Photo by Chris Lundy

 That firm discovered the county has annual lease agreements in the hundreds of thousands of dollars as well as the upkeep and maintenance of county-owned buildings that are separate from the courthouse.

  There are currently 13 different facilities around the downtown area that serve judicial functions. Multiple family courtrooms, drug court, probation services and even a criminal courtroom are located off-premises.

  Several million dollars is needed to meet the cost of securing court facilities on an annual basis. There are nine separate security checkpoints due to the scattered nature of the buildings. The consulting firm found that each checkpoint requires the supervision of three county sheriff’s officers whose salary and benefits total around $125,885 per year.

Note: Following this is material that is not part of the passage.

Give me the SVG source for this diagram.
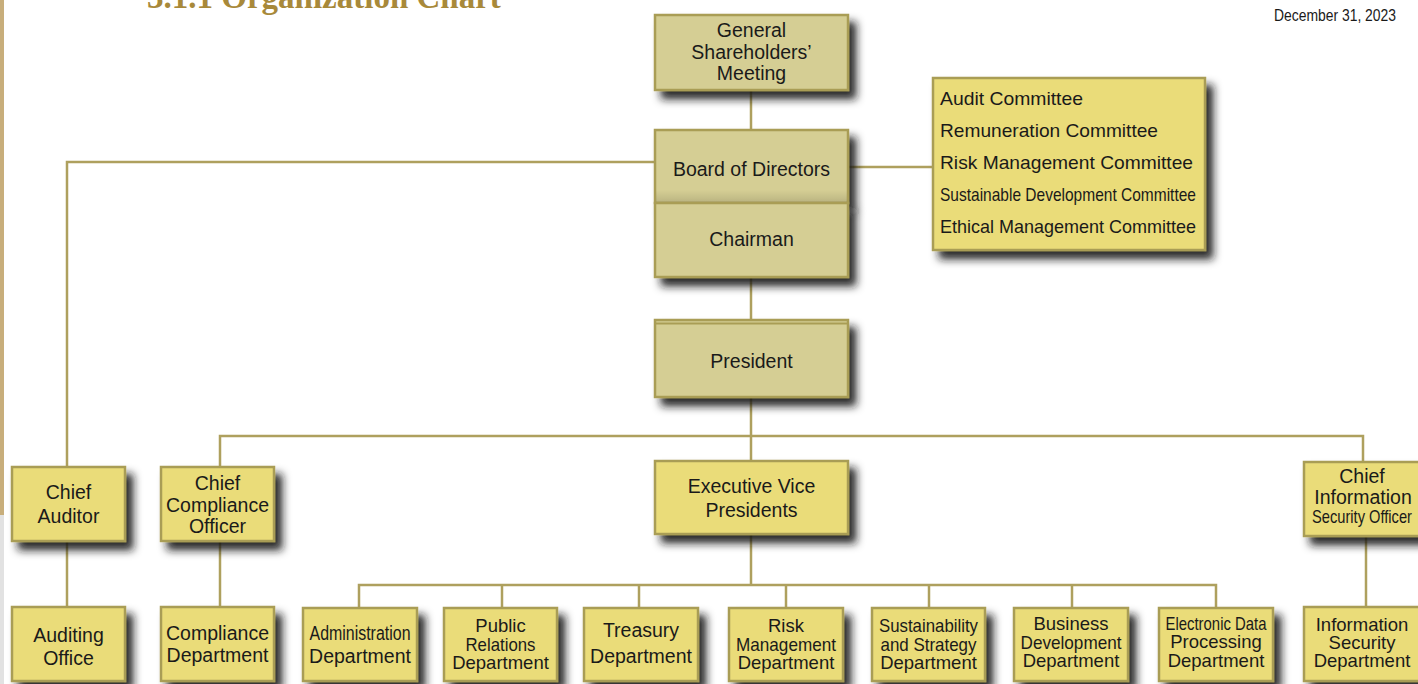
<svg xmlns="http://www.w3.org/2000/svg" width="1418" height="684" viewBox="0 0 1418 684">
  <style>
    .khaki { fill: #D5CE94; stroke: #A99D55; stroke-width: 2.5; }
    .yellow { fill: #EADC79; stroke: #A99D55; stroke-width: 2.5; }
    .lbl { font-family: "Liberation Sans", Arial, Helvetica, sans-serif; font-size: 19.5px; fill: #1a1a1a; text-anchor: middle; }
    .tight { font-size: 18.5px; }
    .cm { font-family: "Liberation Sans", Arial, Helvetica, sans-serif; font-size: 19px; fill: #1a1a1a; }
    .wire { fill: none; stroke: #AEA05E; stroke-width: 2.5; }
  </style>
  <defs>
    <filter id="shadow" x="-15%" y="-15%" width="140%" height="150%">
      <feDropShadow dx="7" dy="8" stdDeviation="4.5" flood-color="#161616" flood-opacity="0.92"/>
    </filter>
    <linearGradient id="boardShade" x1="0" y1="0" x2="0" y2="1">
      <stop offset="0" stop-color="#000" stop-opacity="0"/>
      <stop offset="1" stop-color="#000" stop-opacity="0.12"/>
    </linearGradient>
  </defs>

  <rect width="1418" height="684" fill="#ffffff"/>
  <!-- page margin band -->
  <rect x="0" y="0" width="4" height="515" fill="#C8AE7B"/>
  <rect x="0" y="515" width="4" height="169" fill="#E2E2E2"/>

  <!-- page header -->
  <text x="147" y="8" font-family="'Liberation Serif', 'Times New Roman', serif" font-weight="bold" font-size="33" fill="#A8893A">3.1.1 Organization Chart</text>
  <text x="1274" y="21" font-family="'Liberation Sans', Arial, sans-serif" font-size="16" fill="#1a1a1a" textLength="122" lengthAdjust="spacingAndGlyphs">December 31, 2023</text>

  <!-- connectors -->
  <g id="connectors" class="wire">
    <path d="M751,90 V130"/>
    <path d="M751,277 V320"/>
    <path d="M751,397 V461"/>
    <path d="M848,167 H933"/>
    <path d="M655,162 H67 V467"/>
    <path d="M220,467 V436 H1363 V462"/>
    <path d="M67,541 V607"/>
    <path d="M220,541 V607"/>
    <path d="M1366,536 V607"/>
    <path d="M751,534 V585"/>
    <path d="M359,608 V585 H1216 V608"/>
    <path d="M502,585 V608"/>
    <path d="M639,585 V608"/>
    <path d="M786,585 V608"/>
    <path d="M929,585 V608"/>
    <path d="M1072,585 V608"/>
  </g>

  <g id="shareholders">
    <rect class="khaki" x="655" y="15" width="193" height="75" filter="url(#shadow)"/>
    <text class="lbl" x="751.5" y="37">General</text>
    <text class="lbl" x="751.5" y="58.5">Shareholders’</text>
    <text class="lbl" x="751.5" y="80">Meeting</text>
  </g>

  <g id="board">
    <rect class="khaki" x="655" y="130" width="193" height="73" filter="url(#shadow)"/>
    <rect x="656" y="190" width="191" height="12" fill="url(#boardShade)"/>
    <text class="lbl" x="751.5" y="176">Board of Directors</text>
  </g>

  <g id="chairman">
    <rect class="khaki" x="655" y="203" width="193" height="74" filter="url(#shadow)"/>
    <text class="lbl" x="751.5" y="246">Chairman</text>
  </g>

  <g id="committees">
    <rect class="yellow" x="933" y="78" width="272" height="172" filter="url(#shadow)"/>
    <text class="cm" x="940" y="105" textLength="143" lengthAdjust="spacingAndGlyphs">Audit Committee</text>
    <text class="cm" x="940" y="137" textLength="218" lengthAdjust="spacingAndGlyphs">Remuneration Committee</text>
    <text class="cm" x="940" y="169" textLength="253" lengthAdjust="spacingAndGlyphs">Risk Management Committee</text>
    <text class="cm" x="940" y="201" textLength="256" lengthAdjust="spacingAndGlyphs">Sustainable Development Committee</text>
    <text class="cm" x="940" y="233" textLength="256" lengthAdjust="spacingAndGlyphs">Ethical Management Committee</text>
  </g>

  <g id="president">
    <rect class="khaki" x="655" y="320" width="193" height="77" filter="url(#shadow)"/>
    <line x1="656" y1="323.5" x2="847" y2="323.5" stroke="#A99D55" stroke-width="2"/>
    <text class="lbl" x="751.5" y="368">President</text>
  </g>

  <g id="evp">
    <rect class="yellow" x="655" y="461" width="193" height="73" filter="url(#shadow)"/>
    <text class="lbl" x="751.5" y="493">Executive Vice</text>
    <text class="lbl" x="751.5" y="517">Presidents</text>
  </g>

  <g id="chief-auditor">
    <rect class="yellow" x="12" y="467" width="113" height="74" filter="url(#shadow)"/>
    <text class="lbl" x="68.5" y="499">Chief</text>
    <text class="lbl" x="68.5" y="523">Auditor</text>
  </g>

  <g id="chief-compliance-officer">
    <rect class="yellow" x="161" y="467" width="113" height="74" filter="url(#shadow)"/>
    <text class="lbl" x="217.5" y="490">Chief</text>
    <text class="lbl" x="217.5" y="511.5">Compliance</text>
    <text class="lbl" x="217.5" y="533">Officer</text>
  </g>

  <g id="ciso">
    <rect class="yellow" x="1304" y="462" width="118" height="74" filter="url(#shadow)"/>
    <text class="lbl" x="1362" y="483">Chief</text>
    <text class="lbl" x="1363" y="504">Information</text>
    <text class="lbl tight" x="1362" y="523" textLength="100" lengthAdjust="spacingAndGlyphs">Security Officer</text>
  </g>

  <g id="auditing-office">
    <rect class="yellow" x="12" y="607" width="113" height="74" filter="url(#shadow)"/>
    <text class="lbl" x="68.5" y="642">Auditing</text>
    <text class="lbl" x="68.5" y="665">Office</text>
  </g>

  <g id="compliance-dept">
    <rect class="yellow" x="161" y="607" width="113" height="74" filter="url(#shadow)"/>
    <text class="lbl" x="217.5" y="640">Compliance</text>
    <text class="lbl" x="217.5" y="662">Department</text>
  </g>

  <g id="administration-dept">
    <rect class="yellow" x="303" y="608" width="114" height="73" filter="url(#shadow)"/>
    <text class="lbl" x="360" y="640" textLength="101" lengthAdjust="spacingAndGlyphs">Administration</text>
    <text class="lbl" x="360" y="663">Department</text>
  </g>

  <g id="public-relations-dept">
    <rect class="yellow" x="444" y="608" width="113" height="73" filter="url(#shadow)"/>
    <text class="lbl tight" x="500.5" y="632">Public</text>
    <text class="lbl tight" x="500.5" y="650.5" textLength="70" lengthAdjust="spacingAndGlyphs">Relations</text>
    <text class="lbl tight" x="500.5" y="669">Department</text>
  </g>

  <g id="treasury-dept">
    <rect class="yellow" x="584" y="608" width="114" height="73" filter="url(#shadow)"/>
    <text class="lbl" x="641" y="637">Treasury</text>
    <text class="lbl" x="641" y="663">Department</text>
  </g>

  <g id="risk-management-dept">
    <rect class="yellow" x="729" y="608" width="114" height="73" filter="url(#shadow)"/>
    <text class="lbl tight" x="786" y="632">Risk</text>
    <text class="lbl tight" x="786" y="650.5" textLength="100" lengthAdjust="spacingAndGlyphs">Management</text>
    <text class="lbl tight" x="786" y="668.5">Department</text>
  </g>

  <g id="sustainability-strategy-dept">
    <rect class="yellow" x="872" y="608" width="113" height="73" filter="url(#shadow)"/>
    <text class="lbl tight" x="928.5" y="632" textLength="99" lengthAdjust="spacingAndGlyphs">Sustainability</text>
    <text class="lbl tight" x="928.5" y="650.5" textLength="96" lengthAdjust="spacingAndGlyphs">and Strategy</text>
    <text class="lbl tight" x="928.5" y="668.5">Department</text>
  </g>

  <g id="business-development-dept">
    <rect class="yellow" x="1014" y="608" width="114" height="73" filter="url(#shadow)"/>
    <text class="lbl tight" x="1071" y="630">Business</text>
    <text class="lbl tight" x="1071" y="648.5" textLength="101" lengthAdjust="spacingAndGlyphs">Development</text>
    <text class="lbl tight" x="1071" y="667">Department</text>
  </g>

  <g id="edp-dept">
    <rect class="yellow" x="1159" y="608" width="114" height="73" filter="url(#shadow)"/>
    <text class="lbl tight" x="1216" y="630" textLength="101" lengthAdjust="spacingAndGlyphs">Electronic Data</text>
    <text class="lbl tight" x="1216" y="647.5">Processing</text>
    <text class="lbl tight" x="1216" y="667">Department</text>
  </g>

  <g id="information-security-dept">
    <rect class="yellow" x="1304" y="607" width="118" height="74" filter="url(#shadow)"/>
    <text class="lbl tight" x="1362" y="631">Information</text>
    <text class="lbl tight" x="1362" y="649">Security</text>
    <text class="lbl tight" x="1362" y="667">Department</text>
  </g>
</svg>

  Three offices manning nine checkpoints comes to a total cost of $3,398,895 annually. Under the proposal, building an addition onto the main Justice Complex would remove the need for seven of the nine checkpoints, cutting overall costs, combined with the savings from giving up leased buildings.

  Assignment Judge Marlene Lynch Ford informed the Freeholder Board that there have been breaches in the past. She stressed that security concerns were real when the project was first discussed.

  Judge Ford noted that judges in some of these out-buildings were accosted by angry litigants on their way out. “What we’re really concerned about is the safety of the people of Ocean County who we service.”

  The courthouse has been in need of a renovation and centralization for decades according to Kelly who added he has discussed the subject for the past two decades.

 The freeholders are expected to formally award the contract at their next meeting, which will be the last meeting of 2020.

  That contract only covers the complex’s design and not it’s construction. Work is currently expected to start sometime in 2023 and finished in 2025. Kelly said funding for the design phase was appropriated last year.